キングの小説は延々と禍々しいディティールを積み重ねていくのが特徴だが、トビー・フーパー監督は、キング原作の邪悪な雰囲気をよく捕らえていると思った。特に、マーステン館は、とてつもなく凶悪で不穏な雰囲気が、画面からビンビン伝わってくる。登場人物の顔もほとんど全てが原作のイメージに近い。キング自身が監督した映像化や、ほかの映画化作品では、文章で書かれたときの強度を失ってしまうことも多いのだが、この作品は原作の再現率が非常に高いと思う。


(追記:キング作品の映画化で成功した例外は、『シャイニング』(1980年)だろう。原作以上に狂っており、キングの狂気を映画作家キューブリックの狂気が上回ってしまった作品だと言いたい。)

吸血鬼になってしまった昔の友達が来て、 “Let me in, please”と言うが、招かれないと吸血鬼が屋内に入れない点や、出てきた吸血鬼の顔が『ノスフェラトゥ』(1922年F. W. ムルナウ監督)にそっくりである点からも、過去の吸血鬼物へのオマージュが感じられる。

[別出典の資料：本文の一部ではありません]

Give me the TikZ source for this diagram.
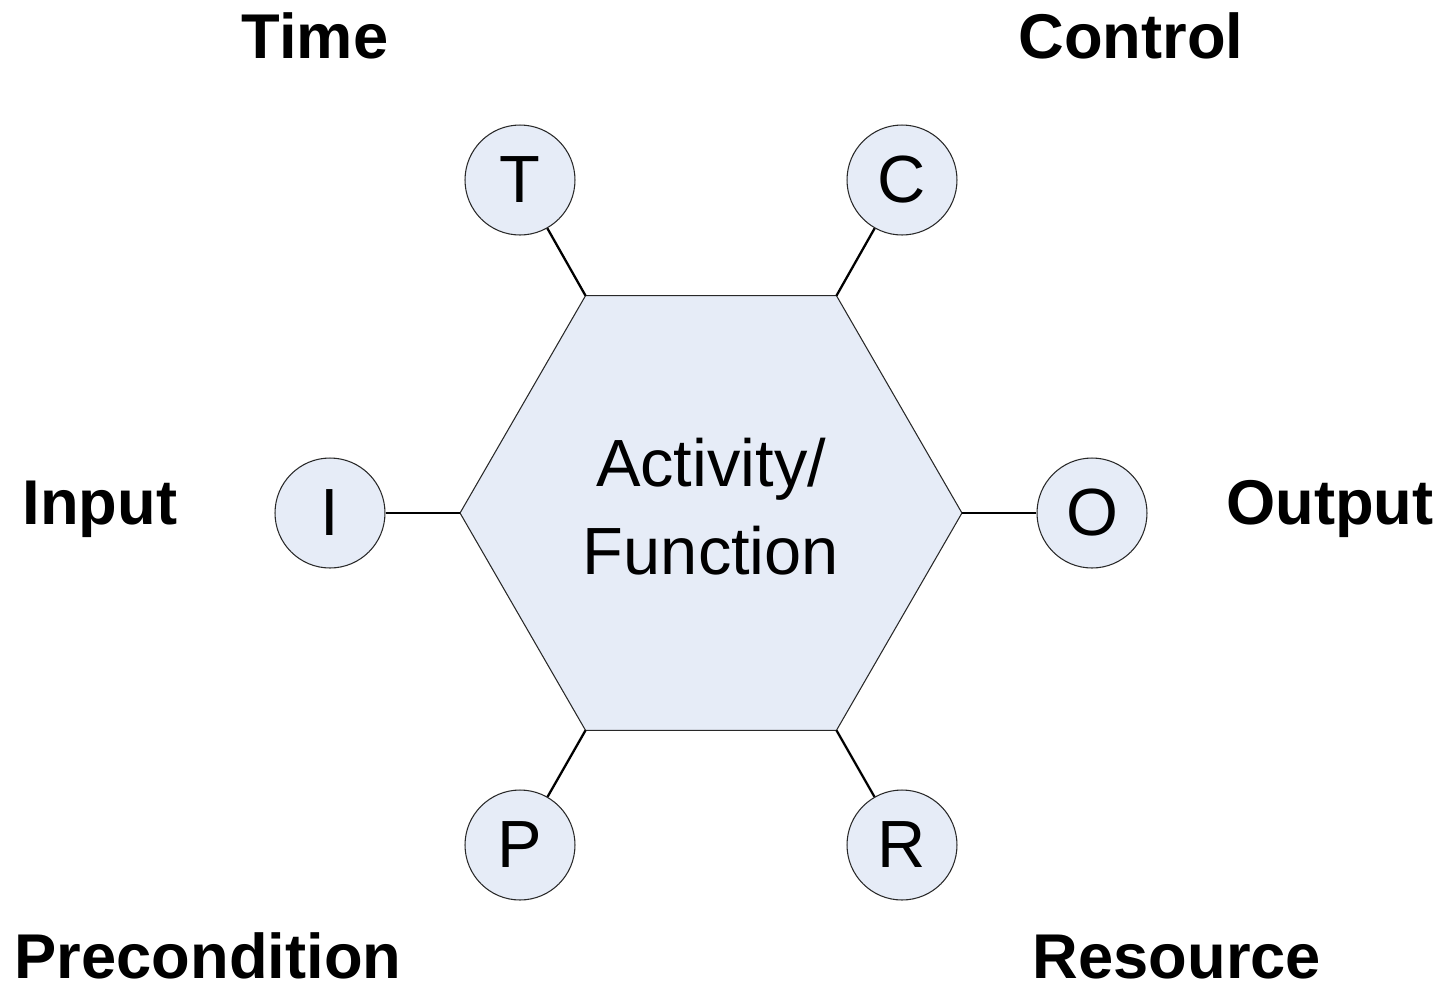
\documentclass[tikz,border=0pt]{standalone}
\usepackage{fontspec}
\setmainfont{Liberation Sans}
\usetikzlibrary{shapes.geometric}
\definecolor{activityfill}{RGB}{230,236,247}
\definecolor{portfill}{RGB}{230,236,247}
\definecolor{edgeline}{RGB}{40,40,40}

\begin{document}
\begin{tikzpicture}[x=0.02cm, y=-0.02cm,
        port/.style={circle, draw=edgeline, fill=portfill, line width=0.6pt,
            minimum size=2.2cm, inner sep=0pt, font=\fontsize{38}{40}\selectfont},
        portname/.style={anchor=base, inner sep=0pt, font=\bfseries\fontsize{36}{40}\selectfont},
        link/.style={line width=1.3pt}]
    \useasboundingbox (0,0) rectangle (1445,985);

    % the activity in the middle
    \node[regular polygon, regular polygon sides=6, minimum size=10.04cm,
        inner sep=0pt, outer sep=0pt, draw=edgeline, fill=activityfill,
        line width=0.6pt] (activity) at (711,513) {};
    \node[align=center, font=\fontsize{38}{50}\selectfont]
        (activitytext) at (711,507) {Activity/\\Function};

    % the six ports
    \node[port] (time) at (520,180) {T};
    \node[port] (control) at (902,180) {C};
    \node[port] (input) at (330,513) {I};
    \node[port] (output) at (1092,513) {O};
    \node[port] (precondition) at (520,845) {P};
    \node[port] (resource) at (902,845) {R};

    \draw[link] (time) -- (activity.120);
    \draw[link] (control) -- (activity.60);
    \draw[link] (input) -- (activity.180);
    \draw[link] (output) -- (activity.0);
    \draw[link] (precondition) -- (activity.240);
    \draw[link] (resource) -- (activity.300);

    % names
    \node[portname] (timename) at (315,58) {Time};
    \node[portname] (controlname) at (1131,58) {Control};
    \node[portname] (inputname) at (100,524) {Input};
    \node[portname] (outputname) at (1330,524) {Output};
    \node[portname] (preconditionname) at (208,978) {Precondition};
    \node[portname] (resourcename) at (1177,978) {Resource};
\end{tikzpicture}
\end{document}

ハリウッド映画においては、「何を犠牲にしても、ヒーローはヒロインを助けなければならない」という暗黙の了解があると思うのだが、この映画の主人公はそれをあっさり放棄している点も、物語の邪悪な印象を強める。吸血鬼に両親を殺され復讐を誓った少年マークを追ってマーステン屋敷に侵入したヒロインは、吸血鬼バーロウの執事ストレイカーに捕らえられ、地下に閉じ込められる。しかし主人公は少年を助け吸血鬼バーロウの心臓に杭を打って止めを刺すと、マーステン屋敷から逃げ出して屋敷に火を放つ。そして、苦渋の表情で「すまない、スーザン。許してくれ」と言って逃げ出すのだ。ここで「ヒーローはヒロインを助けるものじゃないの?」という観客の期待はあっさり裏切られる。屋敷が炎に包まれる中、まだ生きているかもしれないスーザンの恐ろしい断末魔が聞こえ、場面は冒頭のグアテマラのジミコに戻る。

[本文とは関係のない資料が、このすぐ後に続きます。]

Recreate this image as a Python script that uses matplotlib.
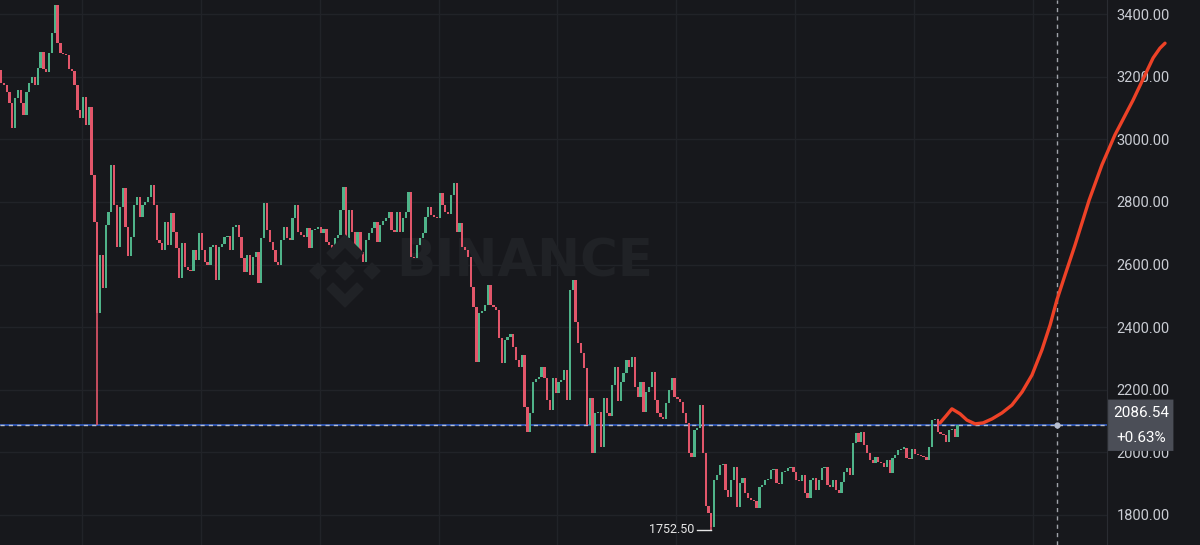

生き残った吸血鬼達に追われる身であるベンとマーク。見殺しにした恋人であり、今は吸血鬼と成り果てたスーザンにベンが止めを刺し、また男と少年が追っ手を逃れる旅に出るシーンで、物語は終わる。キング作品では、生き残った者たちに必ずしも幸福が待っているわけではなく、多くはトラウマを抱えることになったり、悪霊との終わりなき闘いに付きまとわれたりする。

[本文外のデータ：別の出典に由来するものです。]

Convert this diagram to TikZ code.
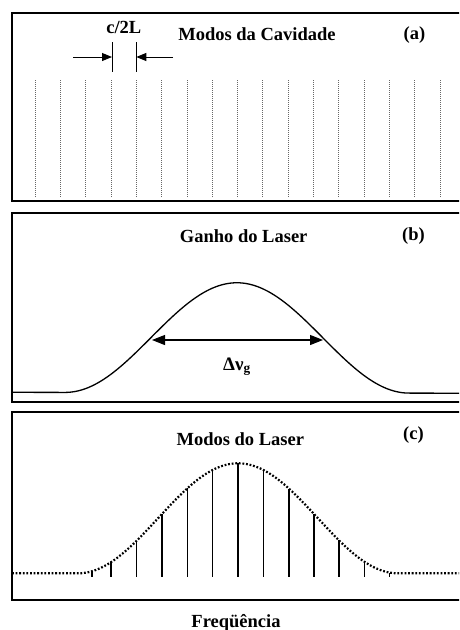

実は、これは隠れたゲイ映画ではないかと思った点が、いくつかある。吸血鬼が最初に餌食にするのは森の中を近道して帰ろうとした少年二人だし、その次も、不動産屋の男、ヒロインの元恋人、墓守等、物語の中盤で吸血鬼に狙われるのは男性ばかりなのだ。


ベンが最後に助けるのも少年マークだし、ヒロインは見殺しにするし、最後に逃避行するのはベンとマークだ。(マークはベンのことを“Father”と言っているけれども、それは恐らく二人の関係を怪しまれないためのカモフラージュだ。) 怪しい・・・。


私は腐女子ではないですよ、皆さん!


最後に。マーステン館に興味を持つことについて、昔の恩師に「なぜ邪悪な人間を引き寄せる屋敷に、君のような人間まで興味を持つんだ?」と疑問を呈され、主人公ベンが考え込む場面がある。マークもまた、普通の中流家庭に育つ真面目な少年だが、オカルト的なものに惹かれ、マーステン館を舞台にした劇を書き、化け物のお面を部屋に飾り、猟奇趣味のフィギュアを作っている。ここらへんに、まったくの善とは言い切れない人間の複雑さが垣間見られて、やはりキング作品は面白いな、と思った。


時間があったら、70年代から80年代のスティーブン・キングの作品を読み直したい。